Your task is to copy the listing exactly. Drop any pictures from the copy.

+===+

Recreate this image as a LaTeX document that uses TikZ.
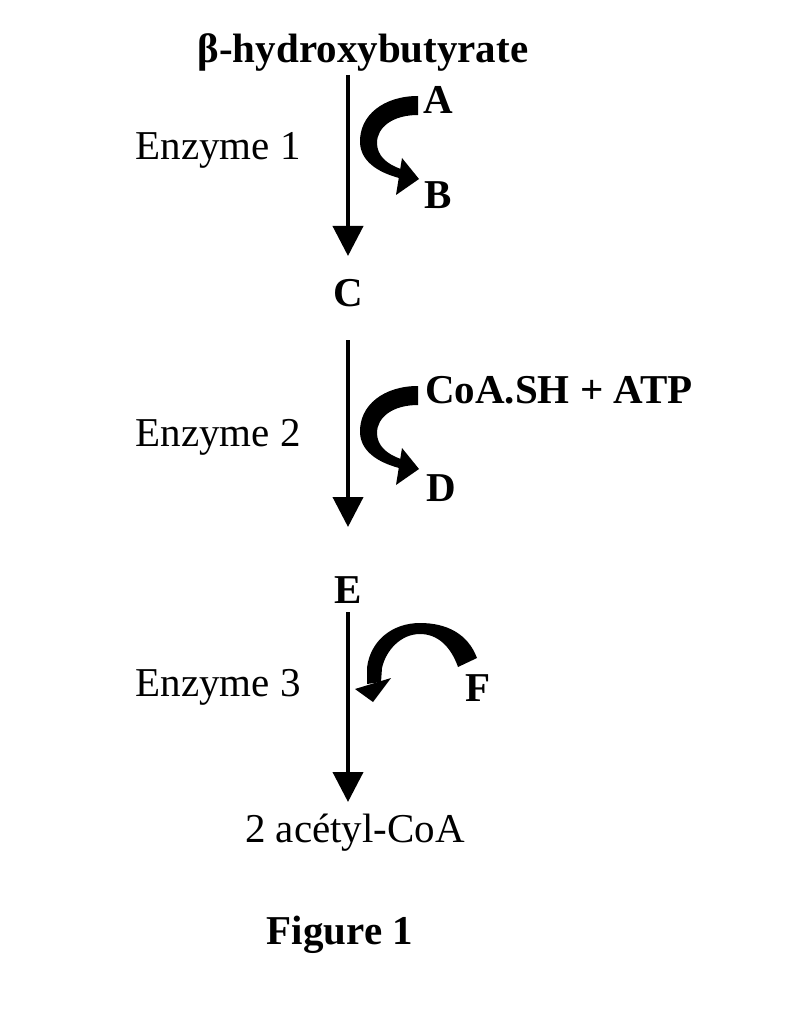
\documentclass[tikz,border=0pt]{standalone}
\usepackage{fontspec}
\setmainfont{Liberation Serif}
\usetikzlibrary{arrows.meta}
\begin{document}
\begin{tikzpicture}[x=1pt,y=-1pt,
  lbl/.style={font=\fontsize{41}{48}\selectfont, inner sep=0pt},
  blbl/.style={font=\bfseries\fontsize{41}{48}\selectfont, inner sep=0pt},
  mainarrow/.style={line width=4pt, -{Triangle[width=30pt,length=30pt]}},
  curv/.style={fill=black, draw=none}]
\useasboundingbox[fill=white] (0,0) rectangle (800,1024);
\node[blbl] (hb) at (363,52) {β-hydroxybutyrate};
\node[blbl] (C) at (348,293) {C};
\node[blbl] (E) at (348,590) {E};
\node[lbl] (acoa) at (355,833) {2 acétyl-CoA};
\node[blbl] (A) at (438,100) {A};
\node[blbl] (B) at (438,195) {B};
\node[blbl, anchor=west] (coa) at (425,390) {CoA.SH + ATP};
\node[blbl] (D) at (441,488) {D};
\node[blbl] (F) at (478,688) {F};
\node[lbl] (e1) at (218,150) {Enzyme 1};
\node[lbl] (e2) at (218,437) {Enzyme 2};
\node[lbl] (e3) at (218,687) {Enzyme 3};
\node[blbl] (fig) at (340,935) {Figure 1};
\coordinate (t1) at (348,75);
\coordinate (b1) at (348,256);
\coordinate (t2) at (348,340);
\coordinate (b2) at (348,527);
\coordinate (t3) at (348,612);
\coordinate (b3) at (348,802);
\draw[mainarrow] (t1) -- (b1);
\draw[mainarrow] (t2) -- (b2);
\draw[mainarrow] (t3) -- (b3);
% curved side arrows
\foreach \dy in {0,290} {
\begin{scope}[yshift=-\dy pt]
\fill[curv] (418,96) .. controls (384,96) and (359,115) .. (360,143)
  .. controls (361,161) and (377,172) .. (399,178)
  -- (401,169) .. controls (386,164) and (377,155) .. (377,143)
  .. controls (377,127) and (393,115) .. (418,115) -- cycle;
\fill[curv] (402,158) -- (419,179) -- (396,195) -- cycle;
\end{scope}}
\fill[curv] (477,658) .. controls (468,634) and (447,623) .. (420,623)
  .. controls (392,623) and (370,641) .. (367,668) -- (367,684)
  -- (381,682) -- (382,668)
  .. controls (386,650) and (401,634) .. (420,634)
  .. controls (438,634) and (451,647) .. (458,667) -- cycle;
\fill[curv] (355,689) -- (373,702) -- (391,678) -- cycle;
\end{tikzpicture}
\end{document}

+===+

RESULT:
Recreate this image as a LaTeX document that uses TikZ.
\documentclass[tikz,border=0pt]{standalone}
\usepackage{fontspec}
\setmainfont{Liberation Serif}
\usetikzlibrary{arrows.meta}
\begin{document}
\begin{tikzpicture}[x=1pt,y=-1pt,
  lbl/.style={font=\fontsize{41}{48}\selectfont, inner sep=0pt},
  blbl/.style={font=\bfseries\fontsize{41}{48}\selectfont, inner sep=0pt},
  mainarrow/.style={line width=4pt, -{Triangle[width=30pt,length=30pt]}},
  curv/.style={fill=black, draw=none}]
\useasboundingbox[fill=white] (0,0) rectangle (800,1024);
\node[blbl] (hb) at (363,52) {β-hydroxybutyrate};
\node[blbl] (C) at (348,293) {C};
\node[blbl] (E) at (348,590) {E};
\node[lbl] (acoa) at (355,833) {2 acétyl-CoA};
\node[blbl] (A) at (438,100) {A};
\node[blbl] (B) at (438,195) {B};
\node[blbl, anchor=west] (coa) at (425,390) {CoA.SH + ATP};
\node[blbl] (D) at (441,488) {D};
\node[blbl] (F) at (478,688) {F};
\node[lbl] (e1) at (218,150) {Enzyme 1};
\node[lbl] (e2) at (218,437) {Enzyme 2};
\node[lbl] (e3) at (218,687) {Enzyme 3};
\node[blbl] (fig) at (340,935) {Figure 1};
\coordinate (t1) at (348,75);
\coordinate (b1) at (348,256);
\coordinate (t2) at (348,340);
\coordinate (b2) at (348,527);
\coordinate (t3) at (348,612);
\coordinate (b3) at (348,802);
\draw[mainarrow] (t1) -- (b1);
\draw[mainarrow] (t2) -- (b2);
\draw[mainarrow] (t3) -- (b3);
% curved side arrows
\foreach \dy in {0,290} {
\begin{scope}[yshift=-\dy pt]
\fill[curv] (418,96) .. controls (384,96) and (359,115) .. (360,143)
  .. controls (361,161) and (377,172) .. (399,178)
  -- (401,169) .. controls (386,164) and (377,155) .. (377,143)
  .. controls (377,127) and (393,115) .. (418,115) -- cycle;
\fill[curv] (402,158) -- (419,179) -- (396,195) -- cycle;
\end{scope}}
\fill[curv] (477,658) .. controls (468,634) and (447,623) .. (420,623)
  .. controls (392,623) and (370,641) .. (367,668) -- (367,684)
  -- (381,682) -- (382,668)
  .. controls (386,650) and (401,634) .. (420,634)
  .. controls (438,634) and (451,647) .. (458,667) -- cycle;
\fill[curv] (355,689) -- (373,702) -- (391,678) -- cycle;
\end{tikzpicture}
\end{document}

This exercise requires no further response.